NTC commits to bring down call, text rates in Philippines

MANILA, Philippines—The National Telecommunications Commission (NTC) is bent on implementing lower interconnection rates for local phone companies within the year in a bid to bring down call and text messaging costs.

In a recent interview, NTC Commissioner Gamaliel Cordoba said that mobile phone service rates in the Philippines have remained the highest in the region, despite the country having one of the most competitive and mature markets in the world.

“Hopefully we can pass (lower interconnection rates) before the end of the year. Definitely, we need to bring down our rates,” Cordoba told reporters.

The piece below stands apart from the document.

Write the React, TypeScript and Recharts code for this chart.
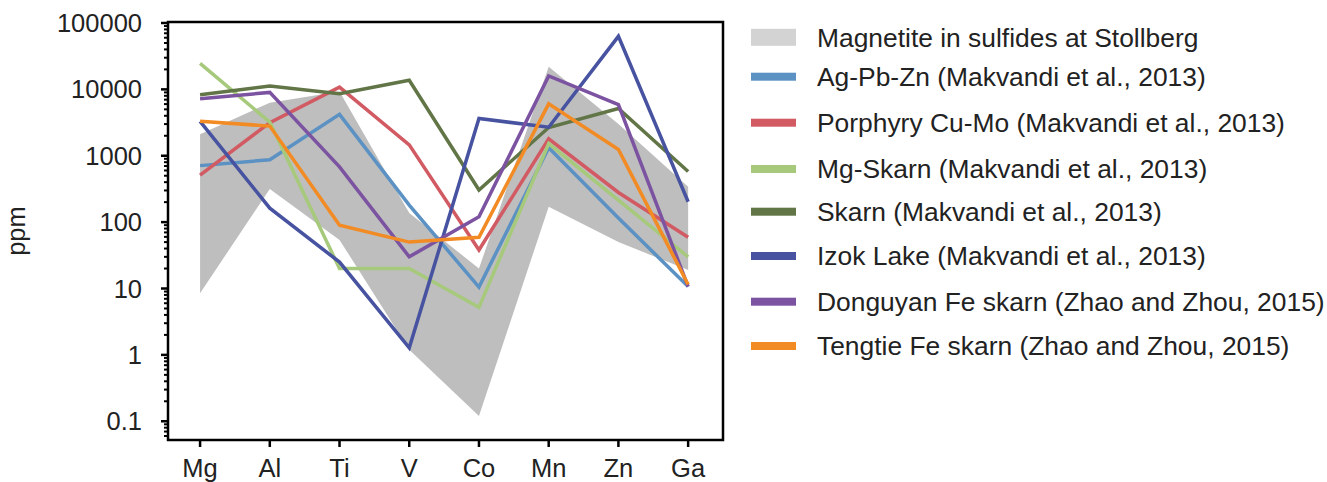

In other Southeast Asian countries, interconnection rates, or the fees charged by phone companies whenever subscribers from other networks try to reach their own users, are at most P2 per minute for voice calls. This is much lower than the P4 charged by phone firms today.

Text messaging interconnection rates in other countries, meanwhile, are no higher than 15 centavos per message. Local telcos, on the other hand, charge 35 centavos per message.

A reduction in interconnection costs, which are passed on to consumers, will result in lower call and text message service rates.

The NTC earlier this month published draft rules that would mandate a reduction of interconnection rates over three years to be more aligned to regional averages.

Cordoba said the NTC has been trying to determine a “sweet spot” in the rates to be applied for the country.

But he noted that a recent estimate by the NTC’s common carriers authorization division showed that the appropriate interconnection rate for local firms was around P1.90 for voice calls.

“That estimate already takes into account other costs for companies like advertising their services,” Cordoba said.